» Job
Your copy of the material below should match it exactly, except that it holds no pictures.

» Collected data
__________

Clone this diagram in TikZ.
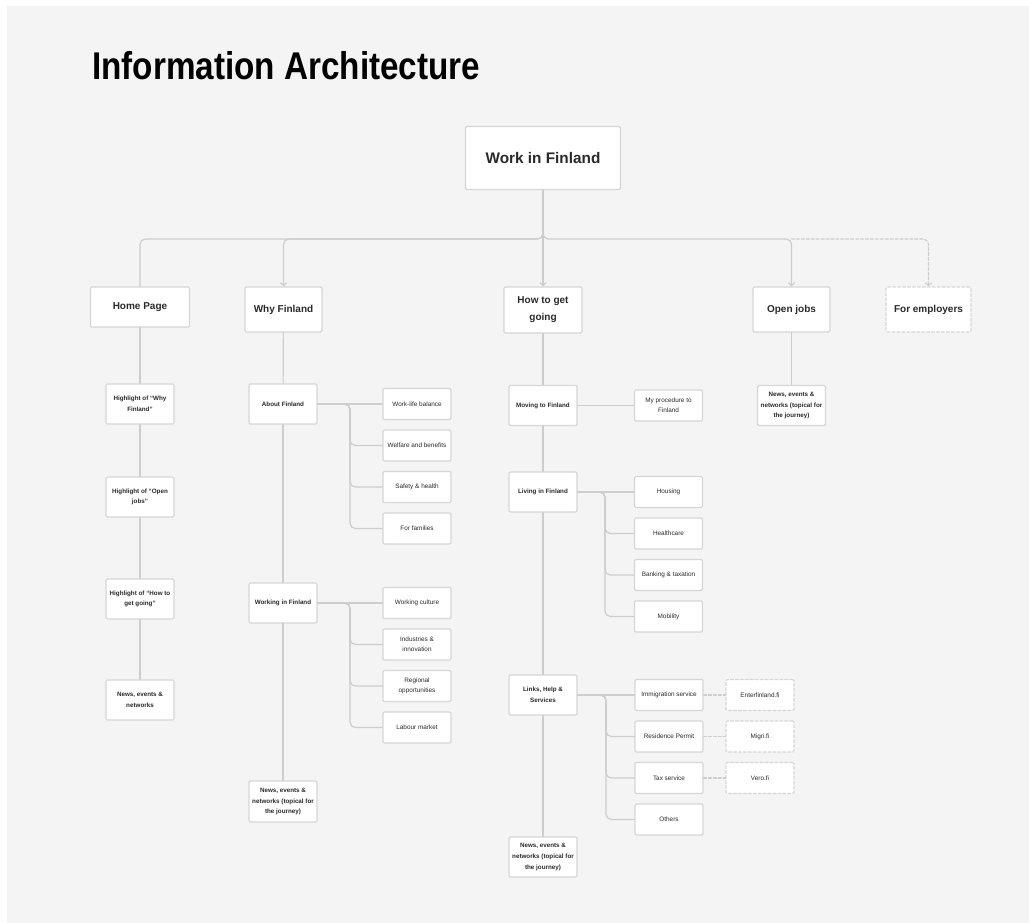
\documentclass[tikz,border=0pt]{standalone}
\usepackage{fontspec}
\usepackage{graphicx}
\setmainfont{Liberation Sans}
\usetikzlibrary{arrows.meta}
\definecolor{canvas}{HTML}{F4F4F4}
\definecolor{edge}{HTML}{CDCDCD}
\definecolor{frame}{HTML}{D6D6D6}
\definecolor{ink}{HTML}{2A2A2A}
\tikzset{
  box/.style={draw=frame,line width=0.9pt,fill=white,rounded corners=1pt,inner sep=0pt,align=center,text=ink},
  rootbox/.style={box,minimum width=116.25pt,minimum height=47.25pt,font=\fontsize{11.5}{14}\selectfont\bfseries},
  topbox/.style={box,minimum height=33.75pt,font=\fontsize{7.5}{12.75}\selectfont\bfseries},
  midbox/.style={box,minimum width=51pt,minimum height=30pt,font=\fontsize{4.7}{7.9}\selectfont\bfseries},
  leafbox/.style={box,minimum width=51pt,minimum height=23.25pt,font=\fontsize{4.8}{7.5}\selectfont},
  linkbox/.style={leafbox,dash pattern=on 2.2pt off 1.5pt},
  conn/.style={draw=edge,line width=0.9pt},
  linkconn/.style={conn,dash pattern=on 2.2pt off 1.5pt},
}
\begin{document}
\begin{tikzpicture}[x=0.75pt,y=-0.75pt,>={Straight Barb[length=2.2pt,width=4.6pt]},line cap=round,line join=round]
	\useasboundingbox (0,0) rectangle (1029,923);
	\fill[white] (0,0) rectangle (1029,923);
	\fill[canvas] (7,6) rectangle (1029,923);
	\node[anchor=base west,text=black,inner sep=0pt,font=\fontsize{29}{34}\selectfont\bfseries] (title) at (92,80) {\scalebox{0.86}[1]{Information Architecture}};
	% top levels
	\node[rootbox] (root) at (543,158) {Work in Finland};
	\node[topbox,minimum width=74.25pt,minimum height=30pt] (home) at (140,307) {Home Page};
	\node[topbox,minimum width=57.75pt] (why) at (283.5,309.5) {Why Finland};
	\node[topbox,minimum width=58.5pt,minimum height=34.5pt] (going) at (543,310) {How to get\\going};
	\node[topbox,minimum width=57.75pt] (jobs) at (791.5,309.5) {Open jobs};
	\node[topbox,minimum width=63.75pt,dash pattern=on 2.2pt off 1.5pt] (employers) at (928.5,309.5) {For employers};
	% home page column
	\node[midbox] (hlwhy) at (140,404) {Highlight of “Why\\Finland”};
	\node[midbox] (hljobs) at (140,497) {Highlight of “Open\\jobs”};
	\node[midbox] (hlgoing) at (140,599) {Highlight of “How to\\get going”};
	\node[midbox] (homenews) at (140,700) {News, events \&\\networks};
	% why finland column
	\node[midbox] (about) at (283,404) {About Finland};
	\node[midbox] (working) at (283,603) {Working in Finland};
	\node[midbox,minimum height=30.75pt] (whynews) at (283,801.5) {News, events \&\\networks (topical for\\the journey)};
	\node[leafbox] (worklife) at (417,404) {Work-life balance};
	\node[leafbox] (welfare) at (417,445.5) {Welfare and benefits};
	\node[leafbox] (safety) at (417,487) {Safety \& health};
	\node[leafbox] (families) at (417,528.5) {For families};
	\node[leafbox] (culture) at (417,603) {Working culture};
	\node[leafbox] (industries) at (417,644.5) {Industries \&\\innovation};
	\node[leafbox] (regional) at (417,686) {Regional\\opportunities};
	\node[leafbox] (labour) at (417,727.5) {Labour market};
	% how to get going column
	\node[midbox] (moving) at (543,405.5) {Moving to Finland};
	\node[midbox] (living) at (543,492) {Living in Finland};
	\node[midbox] (links) at (543,695) {Links, Help \&\\Services};
	\node[midbox] (goingnews) at (543,857) {News, events \&\\networks (topical for\\the journey)};
	\node[leafbox] (procedure) at (668.5,405.5) {My procedure to\\Finland};
	\node[leafbox] (housing) at (668.5,492) {Housing};
	\node[leafbox] (health) at (668.5,533.5) {Healthcare};
	\node[leafbox] (banking) at (668.5,575) {Banking \& taxation};
	\node[leafbox] (mobility) at (668.5,616.5) {Mobility};
	\node[leafbox] (immigration) at (669,695) {Immigration service};
	\node[leafbox] (residence) at (669,736.5) {Residence Permit};
	\node[leafbox] (tax) at (669,778) {Tax service};
	\node[leafbox] (others) at (669,819.5) {Others};
	\node[linkbox] (enter) at (760,695) {Enterfinland.fi};
	\node[linkbox] (migri) at (760,736.5) {Migri.fi};
	\node[linkbox] (vero) at (760,778) {Vero.fi};
	% open jobs column
	\node[midbox] (jobsnews) at (791.5,405.5) {News, events \&\\networks (topical for\\the journey)};
	% connectors from the root
	\coordinate (bus) at (543,239);
	\draw[conn,->] (root) -- (going);
	\draw[conn,rounded corners=4pt] (root.south) |- (home.north |- bus) -- (home.north);
	\draw[conn,->,rounded corners=4pt] (root.south) |- (why.north |- bus) -- (why.north);
	\draw[conn,->,rounded corners=4pt] (root.south) |- (jobs.north |- bus) -- (jobs.north);
	\draw[linkconn,->,rounded corners=4pt] (jobs.north |- bus) -| (employers.north);
	% columns
	\foreach \a/\b in {home/hlwhy,hlwhy/hljobs,hljobs/hlgoing,hlgoing/homenews,why/about,about/working,working/whynews,going/moving,moving/living,living/links,links/goingnews,jobs/jobsnews}
		\draw[conn] (\a) -- (\b);
	% forks
	\coordinate (aboutfork) at (350,404);
	\coordinate (workingfork) at (350,603);
	\coordinate (livingfork) at (605,492);
	\coordinate (linksfork) at (606,695);
	\draw[conn] (about) -- (worklife);
	\foreach \c in {welfare,safety,families}
		\draw[conn,rounded corners=4pt] (about.east) -| (aboutfork |- \c.west) -- (\c.west);
	\draw[conn] (working) -- (culture);
	\foreach \c in {industries,regional,labour}
		\draw[conn,rounded corners=4pt] (working.east) -| (workingfork |- \c.west) -- (\c.west);
	\draw[conn] (moving) -- (procedure);
	\draw[conn] (living) -- (housing);
	\foreach \c in {health,banking,mobility}
		\draw[conn,rounded corners=4pt] (living.east) -| (livingfork |- \c.west) -- (\c.west);
	\draw[conn] (links) -- (immigration);
	\foreach \c in {residence,tax,others}
		\draw[conn,rounded corners=4pt] (links.east) -| (linksfork |- \c.west) -- (\c.west);
	\draw[linkconn] (immigration) -- (enter);
	\draw[linkconn] (residence) -- (migri);
	\draw[linkconn] (tax) -- (vero);
\end{tikzpicture}
\end{document}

__________

» Completed exercise
Clone this diagram in TikZ.
\documentclass[tikz,border=0pt]{standalone}
\usepackage{fontspec}
\usepackage{graphicx}
\setmainfont{Liberation Sans}
\usetikzlibrary{arrows.meta}
\definecolor{canvas}{HTML}{F4F4F4}
\definecolor{edge}{HTML}{CDCDCD}
\definecolor{frame}{HTML}{D6D6D6}
\definecolor{ink}{HTML}{2A2A2A}
\tikzset{
  box/.style={draw=frame,line width=0.9pt,fill=white,rounded corners=1pt,inner sep=0pt,align=center,text=ink},
  rootbox/.style={box,minimum width=116.25pt,minimum height=47.25pt,font=\fontsize{11.5}{14}\selectfont\bfseries},
  topbox/.style={box,minimum height=33.75pt,font=\fontsize{7.5}{12.75}\selectfont\bfseries},
  midbox/.style={box,minimum width=51pt,minimum height=30pt,font=\fontsize{4.7}{7.9}\selectfont\bfseries},
  leafbox/.style={box,minimum width=51pt,minimum height=23.25pt,font=\fontsize{4.8}{7.5}\selectfont},
  linkbox/.style={leafbox,dash pattern=on 2.2pt off 1.5pt},
  conn/.style={draw=edge,line width=0.9pt},
  linkconn/.style={conn,dash pattern=on 2.2pt off 1.5pt},
}
\begin{document}
\begin{tikzpicture}[x=0.75pt,y=-0.75pt,>={Straight Barb[length=2.2pt,width=4.6pt]},line cap=round,line join=round]
	\useasboundingbox (0,0) rectangle (1029,923);
	\fill[white] (0,0) rectangle (1029,923);
	\fill[canvas] (7,6) rectangle (1029,923);
	\node[anchor=base west,text=black,inner sep=0pt,font=\fontsize{29}{34}\selectfont\bfseries] (title) at (92,80) {\scalebox{0.86}[1]{Information Architecture}};
	% top levels
	\node[rootbox] (root) at (543,158) {Work in Finland};
	\node[topbox,minimum width=74.25pt,minimum height=30pt] (home) at (140,307) {Home Page};
	\node[topbox,minimum width=57.75pt] (why) at (283.5,309.5) {Why Finland};
	\node[topbox,minimum width=58.5pt,minimum height=34.5pt] (going) at (543,310) {How to get\\going};
	\node[topbox,minimum width=57.75pt] (jobs) at (791.5,309.5) {Open jobs};
	\node[topbox,minimum width=63.75pt,dash pattern=on 2.2pt off 1.5pt] (employers) at (928.5,309.5) {For employers};
	% home page column
	\node[midbox] (hlwhy) at (140,404) {Highlight of “Why\\Finland”};
	\node[midbox] (hljobs) at (140,497) {Highlight of “Open\\jobs”};
	\node[midbox] (hlgoing) at (140,599) {Highlight of “How to\\get going”};
	\node[midbox] (homenews) at (140,700) {News, events \&\\networks};
	% why finland column
	\node[midbox] (about) at (283,404) {About Finland};
	\node[midbox] (working) at (283,603) {Working in Finland};
	\node[midbox,minimum height=30.75pt] (whynews) at (283,801.5) {News, events \&\\networks (topical for\\the journey)};
	\node[leafbox] (worklife) at (417,404) {Work-life balance};
	\node[leafbox] (welfare) at (417,445.5) {Welfare and benefits};
	\node[leafbox] (safety) at (417,487) {Safety \& health};
	\node[leafbox] (families) at (417,528.5) {For families};
	\node[leafbox] (culture) at (417,603) {Working culture};
	\node[leafbox] (industries) at (417,644.5) {Industries \&\\innovation};
	\node[leafbox] (regional) at (417,686) {Regional\\opportunities};
	\node[leafbox] (labour) at (417,727.5) {Labour market};
	% how to get going column
	\node[midbox] (moving) at (543,405.5) {Moving to Finland};
	\node[midbox] (living) at (543,492) {Living in Finland};
	\node[midbox] (links) at (543,695) {Links, Help \&\\Services};
	\node[midbox] (goingnews) at (543,857) {News, events \&\\networks (topical for\\the journey)};
	\node[leafbox] (procedure) at (668.5,405.5) {My procedure to\\Finland};
	\node[leafbox] (housing) at (668.5,492) {Housing};
	\node[leafbox] (health) at (668.5,533.5) {Healthcare};
	\node[leafbox] (banking) at (668.5,575) {Banking \& taxation};
	\node[leafbox] (mobility) at (668.5,616.5) {Mobility};
	\node[leafbox] (immigration) at (669,695) {Immigration service};
	\node[leafbox] (residence) at (669,736.5) {Residence Permit};
	\node[leafbox] (tax) at (669,778) {Tax service};
	\node[leafbox] (others) at (669,819.5) {Others};
	\node[linkbox] (enter) at (760,695) {Enterfinland.fi};
	\node[linkbox] (migri) at (760,736.5) {Migri.fi};
	\node[linkbox] (vero) at (760,778) {Vero.fi};
	% open jobs column
	\node[midbox] (jobsnews) at (791.5,405.5) {News, events \&\\networks (topical for\\the journey)};
	% connectors from the root
	\coordinate (bus) at (543,239);
	\draw[conn,->] (root) -- (going);
	\draw[conn,rounded corners=4pt] (root.south) |- (home.north |- bus) -- (home.north);
	\draw[conn,->,rounded corners=4pt] (root.south) |- (why.north |- bus) -- (why.north);
	\draw[conn,->,rounded corners=4pt] (root.south) |- (jobs.north |- bus) -- (jobs.north);
	\draw[linkconn,->,rounded corners=4pt] (jobs.north |- bus) -| (employers.north);
	% columns
	\foreach \a/\b in {home/hlwhy,hlwhy/hljobs,hljobs/hlgoing,hlgoing/homenews,why/about,about/working,working/whynews,going/moving,moving/living,living/links,links/goingnews,jobs/jobsnews}
		\draw[conn] (\a) -- (\b);
	% forks
	\coordinate (aboutfork) at (350,404);
	\coordinate (workingfork) at (350,603);
	\coordinate (livingfork) at (605,492);
	\coordinate (linksfork) at (606,695);
	\draw[conn] (about) -- (worklife);
	\foreach \c in {welfare,safety,families}
		\draw[conn,rounded corners=4pt] (about.east) -| (aboutfork |- \c.west) -- (\c.west);
	\draw[conn] (working) -- (culture);
	\foreach \c in {industries,regional,labour}
		\draw[conn,rounded corners=4pt] (working.east) -| (workingfork |- \c.west) -- (\c.west);
	\draw[conn] (moving) -- (procedure);
	\draw[conn] (living) -- (housing);
	\foreach \c in {health,banking,mobility}
		\draw[conn,rounded corners=4pt] (living.east) -| (livingfork |- \c.west) -- (\c.west);
	\draw[conn] (links) -- (immigration);
	\foreach \c in {residence,tax,others}
		\draw[conn,rounded corners=4pt] (links.east) -| (linksfork |- \c.west) -- (\c.west);
	\draw[linkconn] (immigration) -- (enter);
	\draw[linkconn] (residence) -- (migri);
	\draw[linkconn] (tax) -- (vero);
\end{tikzpicture}
\end{document}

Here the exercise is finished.